L'histoire :
Ulysse Nobody, acteur de one-man-show vieillissant, bénéficie régulièrement d’une heure d’antenne sur une radio locale, sur le créneau de 23h. En cette veille de Noël, il arrive in extremis dans les studios et s’installe au micro sans prendre le temps de retirer son chapeau. Avec son regard abattu, il se sert un verre de vin blanc et débute son émission dédiée aux contes de Noël, intitulée « Noël triste ». Il enchaîne alors les anecdotes totalement déprimantes, de manière gratuite… et il en chiale même à l’antenne. Entendant cela en plein réveillon familial, la directrice de la radio accourt au studio. Elle fait jeter Ulysse à la rue, au sens propre, par l’homme de sécurité. Ulysse est viré. Cela semble à peine l’affecter, ça entre en concordance avec sa déprime de fond, « Noël triste ». Il rejoint ses copains d’infortune au bar l’Espérance. Ensemble, ils fêtent ce licenciement dans l’alcool et prennent de bonnes résolutions pour l’année à venir. Dès le lendemain, Ulysse écrit une lettre d’excuse sincère à la directrice de Radio+. Mais la lettre lui est retournée quelques jours plus tard, sans même avoir été ouverte. Alors Ulysse tente de réactiver son ancien réseau. Hélas, les théâtres où il se produisait jadis ont fermé, ou bien ils ont bouclé leur programmation depuis longtemps. Son agent artistique lui oppose la même fin de non-recevoir : elle n’a strictement rien à lui proposer. Ulysse accepte alors un job minable sur une plateforme téléphonique. Mais dès les premiers contacts en ligne, c’est une catastrophe : à vouloir forcer son « talent » d’acteur, Ulysse raconte n’importe quoi aux clients. Il est viré. Bref, Ulysse est dans la merde jusqu’au cou… jusqu’à ce qu’il rencontre un ancien ami qui s’est lancé dans la politique…

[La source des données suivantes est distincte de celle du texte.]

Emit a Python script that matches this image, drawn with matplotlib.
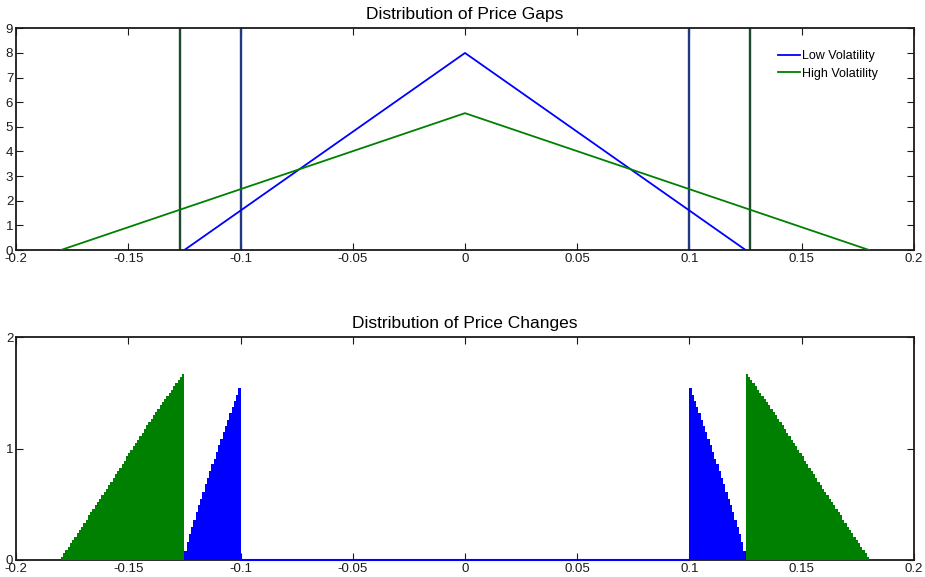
import numpy as np
import matplotlib
matplotlib.use("Agg")
import matplotlib.pyplot as plt

plt.rcParams['font.family'] = ['Liberation Sans', 'DejaVu Sans']

# ---------------- data ----------------
# Top panel: triangular distributions of price gaps
low_gap_x = [-0.125, 0.0, 0.125]
low_gap_y = [0.0, 8.0, 0.0]
high_gap_x = [-0.18, 0.0, 0.18]
high_gap_y = [0.0, 5.556, 0.0]
low_threshold = 0.1
high_threshold = 0.127

# Bottom panel: histogram of price changes (bin width 0.001)
bin_width = 0.001
low_bins_left = [-0.1245, -0.1235, -0.1225, -0.1215, -0.1205, -0.1195, -0.1185,
                 -0.1175, -0.1165, -0.1155, -0.1145, -0.1135, -0.1125, -0.1115,
                 -0.1105, -0.1095, -0.1085, -0.1075, -0.1065, -0.1055, -0.1045,
                 -0.1035, -0.1025, -0.1015, -0.1005]
low_heights_left = [0.08, 0.16, 0.23, 0.30, 0.36, 0.43, 0.49, 0.55, 0.61, 0.68,
                    0.74, 0.80, 0.86, 0.91, 0.97, 1.03, 1.09, 1.15, 1.20, 1.26,
                    1.32, 1.37, 1.43, 1.48, 1.54]
high_bins_left = [-0.1795, -0.1785, -0.1775, -0.1765, -0.1755, -0.1745, -0.1735,
                  -0.1725, -0.1715, -0.1705, -0.1695, -0.1685, -0.1675, -0.1665,
                  -0.1655, -0.1645, -0.1635, -0.1625, -0.1615, -0.1605, -0.1595,
                  -0.1585, -0.1575, -0.1565, -0.1555, -0.1545, -0.1535, -0.1525,
                  -0.1515, -0.1505, -0.1495, -0.1485, -0.1475, -0.1465, -0.1455,
                  -0.1445, -0.1435, -0.1425, -0.1415, -0.1405, -0.1395, -0.1385,
                  -0.1375, -0.1365, -0.1355, -0.1345, -0.1335, -0.1325, -0.1315,
                  -0.1305, -0.1295, -0.1285, -0.1275, -0.1265, -0.1255]
high_heights_left = [0.03, 0.06, 0.09, 0.12, 0.15, 0.18, 0.21, 0.24, 0.27, 0.30,
                     0.33, 0.36, 0.40, 0.43, 0.46, 0.49, 0.52, 0.55, 0.58, 0.61,
                     0.64, 0.67, 0.70, 0.74, 0.77, 0.80, 0.83, 0.86, 0.89, 0.93,
                     0.96, 0.99, 1.02, 1.05, 1.08, 1.11, 1.14, 1.18, 1.21, 1.24,
                     1.27, 1.30, 1.33, 1.36, 1.39, 1.42, 1.45, 1.47, 1.50, 1.53,
                     1.56, 1.59, 1.62, 1.64, 1.67]

xticks = [-0.2, -0.15, -0.1, -0.05, 0, 0.05, 0.1, 0.15, 0.2]
xticklabels = ['-0.2', '-0.15', '-0.1', '-0.05', '0', '0.05', '0.1', '0.15', '0.2']
top_yticks = [0, 1, 2, 3, 4, 5, 6, 7, 8, 9]
bottom_yticks = [0, 1, 2]

BLUE = '#0000ff'
GREEN = '#008000'
VBLUE = '#1f3a80'
VGREEN = '#1b4a2e'
SPINE = '#1a1a1a'

fig = plt.figure(figsize=(9.25, 5.77), dpi=100)
ax1 = fig.add_axes([0.0173, 0.5667, 0.9708, 0.3842])
ax2 = fig.add_axes([0.0173, 0.0295, 0.9708, 0.3860])


def style(ax):
    for s in ax.spines.values():
        s.set_linewidth(1.3)
        s.set_color(SPINE)
    ax.tick_params(direction='in', length=5, width=0.8, top=True, right=True,
                   labelsize=9.5, colors=SPINE, pad=2)
    ax.set_xlim(-0.2, 0.2)
    ax.set_xticks(xticks)
    ax.set_xticklabels(xticklabels)


# ---- top ----
style(ax1)
ax1.plot(low_gap_x, low_gap_y, color=BLUE, lw=1.3, label='Low Volatility', zorder=3)
ax1.plot(high_gap_x, high_gap_y, color=GREEN, lw=1.3, label='High Volatility', zorder=3)
for t in (-low_threshold, low_threshold):
    ax1.axvline(t, color=VBLUE, lw=1.7, zorder=2)
for t in (-high_threshold, high_threshold):
    ax1.axvline(t, color=VGREEN, lw=1.7, zorder=2)
ax1.set_ylim(0, 9)
ax1.set_yticks(top_yticks)
ax1.set_title('Distribution of Price Gaps', fontsize=12.5, pad=7)
leg = ax1.legend(loc='upper left', bbox_to_anchor=((778 - 16) / 898, 0.902),
                 frameon=False, fontsize=9, handlelength=1.75, handletextpad=0.15,
                 borderpad=0, borderaxespad=0, labelspacing=0.45)

# ---- bottom ----
style(ax2)
low_bins_right = [-x for x in low_bins_left]
high_bins_right = [-x for x in high_bins_left]
ax2.bar(high_bins_left + high_bins_right, high_heights_left + high_heights_left,
        width=bin_width, color=GREEN, linewidth=0, zorder=3)
ax2.bar(low_bins_left + low_bins_right, low_heights_left + low_heights_left,
        width=bin_width, color=BLUE, linewidth=0, zorder=3)
ax2.plot([-low_threshold, low_threshold], [0, 0], color=BLUE, lw=1.5,
         zorder=4, clip_on=False)
ax2.set_ylim(0, 2)
ax2.set_yticks(bottom_yticks)
ax2.set_title('Distribution of Price Changes', fontsize=12.5, pad=7)

fig.savefig('out.png', dpi=100)
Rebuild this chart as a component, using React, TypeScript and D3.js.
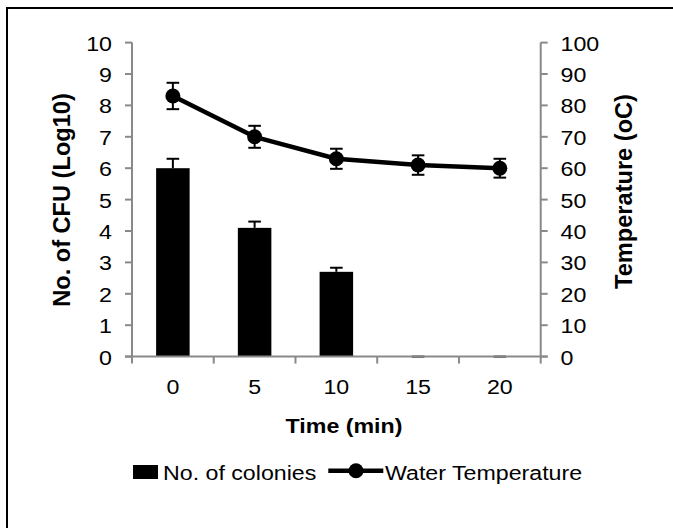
import React from "react";
import * as d3 from "d3";

const categories = ["0", "5", "10", "15", "20"];
const colonies = [6.0, 4.1, 2.7, 0, 0];
const coloniesErr = [0.3, 0.2, 0.13, 0, 0];
const temperature = [83, 70, 63, 61, 60];
const temperatureErr = [4.2, 3.5, 3.2, 3.1, 3.0];
const leftTicks = [0, 1, 2, 3, 4, 5, 6, 7, 8, 9, 10];
const rightTicks = [0, 10, 20, 30, 40, 50, 60, 70, 80, 90, 100];

const W = 673;
const H = 528;
const FONT = "'Liberation Sans', Arial, sans-serif";
const SX = 1.16;
const FS = 20;
const AXIS = "#898989";

const plotLeft = 132;
const plotRight = 540.7;
const plotTop = 42.6;
const plotBottom = 356.6;

const x = d3.scaleBand<string>().domain(categories).range([plotLeft, plotRight]).paddingInner(0).paddingOuter(0);
const yL = d3.scaleLinear().domain([0, 10]).range([plotBottom, plotTop]);
const yR = d3.scaleLinear().domain([0, 100]).range([plotBottom, plotTop]);

function HText(props: { x: number; y: number; anchor?: string; size?: number; weight?: string; children: React.ReactNode }) {
  const { x: tx, y: ty, anchor = "start", size = FS, weight = "normal", children } = props;
  return (
    <text
      transform={`translate(${tx},${ty}) scale(${SX},1)`}
      textAnchor={anchor}
      fontSize={size}
      fontWeight={weight}
      fontFamily={FONT}
      fill="#000"
    >
      {children}
    </text>
  );
}

export default function App() {
  const bw = x.bandwidth();
  const barW = bw * 0.41;
  const cap = 6.3;
  const line = d3
    .line<number>()
    .x((_, i) => (x(categories[i]) as number) + bw / 2)
    .y((d) => yR(d));

  return (
    <svg width={W} height={H} style={{ position: "absolute", left: 0, top: 0, background: "#fff" }}>
      <rect x={0} y={0} width={W} height={H} fill="#fff" />
      <rect x={7} y={8} width={W + 20} height={H + 20} fill="none" stroke="#000" strokeWidth={2} />

      {/* bars */}
      {colonies.map((v, i) => {
        const cx = (x(categories[i]) as number) + bw / 2;
        return (
          <g key={"b" + i}>
            {v > 0 && <rect x={cx - barW / 2} y={yL(v)} width={barW} height={yL(0) - yL(v)} fill="#000" />}
            <line x1={cx} x2={cx} y1={yL(v)} y2={yL(v + coloniesErr[i])} stroke="#000" strokeWidth={2} />
            <line x1={cx - cap} x2={cx + cap} y1={yL(v + coloniesErr[i])} y2={yL(v + coloniesErr[i])} stroke="#000" strokeWidth={2} />
          </g>
        );
      })}

      {/* axes */}
      <line x1={plotLeft} x2={plotLeft} y1={plotTop} y2={plotBottom} stroke={AXIS} strokeWidth={2} />
      <line x1={plotRight} x2={plotRight} y1={plotTop} y2={plotBottom} stroke={AXIS} strokeWidth={2} />
      <line x1={plotLeft - 7} x2={plotRight + 7} y1={plotBottom} y2={plotBottom} stroke={AXIS} strokeWidth={2} />
      {leftTicks.map((t) => (
        <g key={"l" + t}>
          <line x1={plotLeft - 7} x2={plotLeft} y1={yL(t)} y2={yL(t)} stroke={AXIS} strokeWidth={2} />
          <HText x={112} y={yL(t) + 8} anchor="end">{t}</HText>
        </g>
      ))}
      {rightTicks.map((t) => (
        <g key={"r" + t}>
          <line x1={plotRight} x2={plotRight + 7} y1={yR(t)} y2={yR(t)} stroke={AXIS} strokeWidth={2} />
          <HText x={560.5} y={yR(t) + 8} anchor="start">{t}</HText>
        </g>
      ))}
      {d3.range(categories.length + 1).map((i) => {
        const tx = plotLeft + i * bw;
        return <line key={"xt" + i} x1={tx} x2={tx} y1={plotBottom} y2={plotBottom + 7} stroke={AXIS} strokeWidth={2} />;
      })}
      {categories.map((c) => (
        <HText key={"xl" + c} x={(x(c) as number) + bw / 2} y={394.3} anchor="middle">{c}</HText>
      ))}

      {/* temperature line */}
      {temperature.map((v, i) => {
        const cx = (x(categories[i]) as number) + bw / 2;
        const e = temperatureErr[i];
        return (
          <g key={"e" + i}>
            <line x1={cx} x2={cx} y1={yR(v - e)} y2={yR(v + e)} stroke="#000" strokeWidth={2} />
            <line x1={cx - cap} x2={cx + cap} y1={yR(v + e)} y2={yR(v + e)} stroke="#000" strokeWidth={2} />
            <line x1={cx - cap} x2={cx + cap} y1={yR(v - e)} y2={yR(v - e)} stroke="#000" strokeWidth={2} />
          </g>
        );
      })}
      <path d={line(temperature) || ""} fill="none" stroke="#000" strokeWidth={4.5} strokeLinejoin="round" />
      {temperature.map((v, i) => (
        <circle key={"c" + i} cx={(x(categories[i]) as number) + bw / 2} cy={yR(v)} r={7.5} fill="#000" />
      ))}

      {/* axis titles */}
      <HText x={344} y={432.7} anchor="middle" weight="bold">Time (min)</HText>
      <text transform={`translate(70,200) rotate(-90)`} textAnchor="middle" fontSize={23.6} fontWeight="bold" fontFamily={FONT}>
        No. of CFU (Log10)
      </text>
      <text transform={`translate(632,191.5) rotate(-90)`} textAnchor="middle" fontSize={23.6} fontWeight="bold" fontFamily={FONT}>
        Temperature (oC)
      </text>

      {/* legend */}
      <rect x={133} y={465} width={25} height={14} fill="#000" />
      <HText x={163} y={480} anchor="start">No. of colonies</HText>
      <line x1={328.3} x2={383.3} y1={470.7} y2={470.7} stroke="#000" strokeWidth={4.5} />
      <circle cx={356} cy={470.7} r={7.5} fill="#000" />
      <HText x={385} y={480} anchor="start">Water Temperature</HText>
    </svg>
  );
}
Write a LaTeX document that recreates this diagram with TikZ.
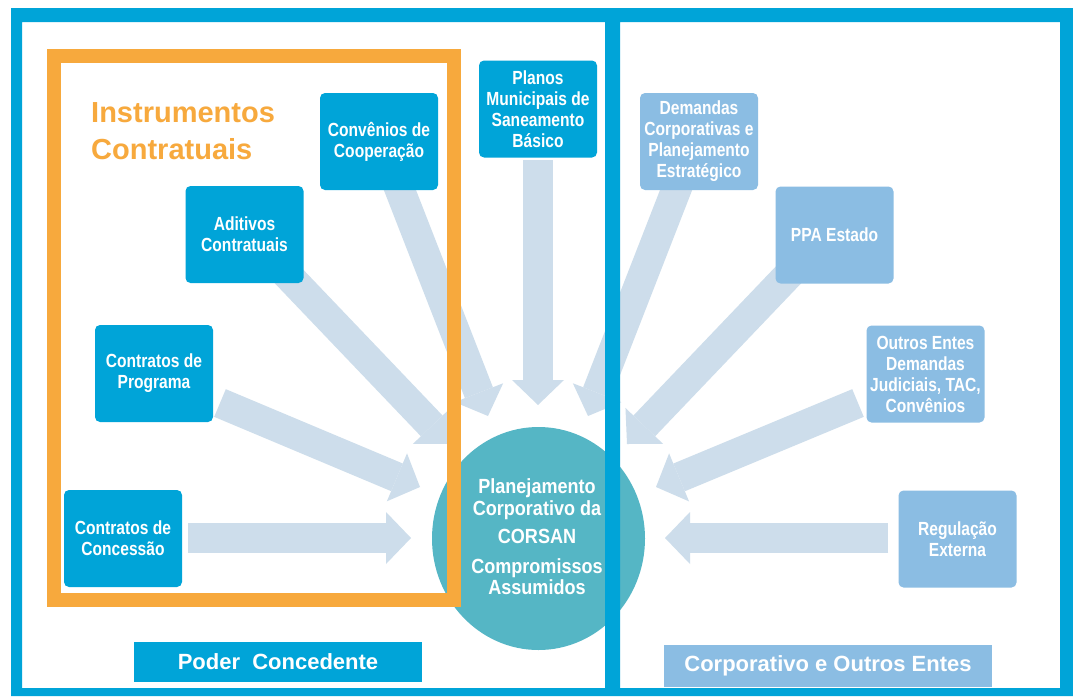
\documentclass[tikz,border=0pt]{standalone}
\usepackage{fontspec}
\setmainfont{Liberation Sans}
\newfontfamily\narrowfont[FakeStretch=0.82]{Liberation Sans}
\newfontfamily\circfont[FakeStretch=0.88]{Liberation Sans}
\usetikzlibrary{arrows.meta,shapes.geometric}
\definecolor{frameblue}{HTML}{00A4D8}
\definecolor{lightbox}{HTML}{8BBDE3}
\definecolor{arrowc}{HTML}{CDDDEB}
\definecolor{circc}{HTML}{55B6C5}
\definecolor{orangec}{HTML}{F7A93D}
\begin{document}
\begin{tikzpicture}[x=1pt,y=-1pt,
  darkbox/.style={fill=frameblue, rounded corners=5pt, minimum width=118pt, minimum height=97pt,
    inner sep=0pt, align=center, text=white, font=\narrowfont\bfseries\fontsize{19}{21}\selectfont},
  lightboxst/.style={darkbox, fill=lightbox},
  blockarrow/.style={draw=arrowc, line width=30pt, line cap=butt,
    -{Triangle[length=25pt,width=52pt,line width=0pt]}},
  label/.style={inner sep=0pt, text=white, font=\bfseries\fontsize{22}{24}\selectfont},
  title/.style={anchor=base west, inner sep=0pt, text=orangec, font=\bfseries\fontsize{29}{37}\selectfont}
]
\useasboundingbox (0,0) rectangle (1073,696);
\fill[white] (0,0) rectangle (1073,696);

% arrow end points
\coordinate (s1) at (188,538);   \coordinate (t1) at (411,538);
\coordinate (s2) at (220,403);   \coordinate (t2) at (420,487);
\coordinate (s3) at (280,267);   \coordinate (t3) at (449,444);
\coordinate (s4) at (396,180);   \coordinate (t4) at (488,416);
\coordinate (s5) at (538,160);   \coordinate (t5) at (538,405);
\coordinate (s6) at (680,180);   \coordinate (t6) at (588,416);
\coordinate (s7) at (796,267);   \coordinate (t7) at (627,444);
\coordinate (s8) at (858,403);   \coordinate (t8) at (656,487);
\coordinate (s9) at (888,538);   \coordinate (t9) at (665,538);

\foreach \i in {1,...,9} { \draw[blockarrow] (s\i) -- (t\i); }

% central circle
\node[ellipse, fill=circc, minimum width=213pt, minimum height=223pt, inner sep=0pt] (core) at (538.5,538.5) {};
\node[text=white, align=center, inner sep=0pt,
  font=\circfont\bfseries\fontsize{20.5}{21.5}\selectfont] (coretext) at (537,537)
  {Planejamento\\Corporativo da\\[7pt]CORSAN\\[8pt]Compromissos\\Assumidos};

% boxes
\node[darkbox] (conv) at (379,141.5) {Convênios de\\Cooperação};
\node[darkbox] (adit) at (244.5,234.5) {Aditivos\\Contratuais};
\node[darkbox] (prog) at (154,373.5) {Contratos de\\Programa};
\node[darkbox] (conc) at (123,538.5) {Contratos de\\Concessão};
\node[darkbox] (plan) at (538,109) {Planos\\Municipais de\\Saneamento\\Básico};
\node[lightboxst] (dem) at (699,141.5) {Demandas\\Corporativas e\\Planejamento\\Estratégico};
\node[lightboxst] (ppa) at (834.5,235) {PPA Estado};
\node[lightboxst] (out) at (925.5,374) {Outros Entes\\Demandas\\Judiciais, TAC,\\Convênios};
\node[lightboxst] (reg) at (957.5,539) {Regulação\\Externa};

% orange frame and title
\draw[orangec, line width=14pt] (53.5,55.5) rectangle (454,600);
\node[title] (instr1) at (91,122) {Instrumentos};
\node[title] (instr2) at (91,159) {Contratuais};

% bottom labels
\node[label, fill=frameblue, minimum width=288pt, minimum height=40pt] (poder) at (278,662) {Poder\ \ Concedente};
\node[label, fill=lightbox, minimum width=328pt, minimum height=42pt] (corp) at (828,666) {Corporativo e Outros Entes};

% outer frame with divider
\fill[frameblue, even odd rule] (11,8) rectangle (1073,696)
  (22,22) rectangle (605,688) (620,22) rectangle (1060,688);
\end{tikzpicture}
\end{document}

Ce qu'on en pense sur la planète BD :
Ulysse Nobody est une histoire exquise de pathos et riche de prise de conscience politique. C’est l’histoire d’un homme dépossédé de sa vie, qui veut redevenir quelqu’un en se réalisant au travers d’un engagement extrême. Initialement, cet acteur has been reproche à son entourage d’être passé à côté de sa carrière. Ainsi embué par le manque de lucidité sur son existence, il accepte de devenir candidat pour un parti d’extrême droite (qui n’existe pas), le PFF (pour Parti Fasciste Français). Pourtant, à la base, il n’est pas fasciste, il est surtout désorienté. Mais son bagou, sa rondeur et la bonhomie que lui accorde le dessin simple de Sébastien Gnaedig sont utiles au populisme… et on lui affirme qu’il suffit d’incarner le fasciste pour l’être. Alors, puisqu’il est acteur, et qu’il a besoin de décrocher un rôle pour « être quelqu’un », comme il l’écrit sur son papier de bonne résolution, il accepte sans ciller de devenir fasciste. Ce destin pathétique est d’autant plus amer qu’il se présente à nous à la veille des élections présidentielles françaises, alors même que nous assistons à un décentrage du climat politique vers un néo-fascisme qui ne dit pas son nom. « Le fascisme n’est pas le contraire de la démocratie, mais son évolution par temps de crise » (Bertold Brecht). Ulysse Nobody incarne ainsi la perte collective de repères qui bénéficie aujourd’hui dans les sondages aux candidats extrémistes. Or cette histoire n’est pas si fictive pour les lecteurs qui ont suivi la vie politique ces dernières années. Ce parcours est en effet extrêmement proche de celui de Franck de Lapersonne (même dans le patronyme improbable !), un comédien qui s’est avili en faisant la campagne présidentielle pour Marine Le Pen, jusqu’à devenir candidat perdant du FN aux législatives de 2017. Une démarche suicidaire qui l’amène aujourd’hui à être durablement isolé par son milieu professionnel et dénué de valeurs politiques crédibles.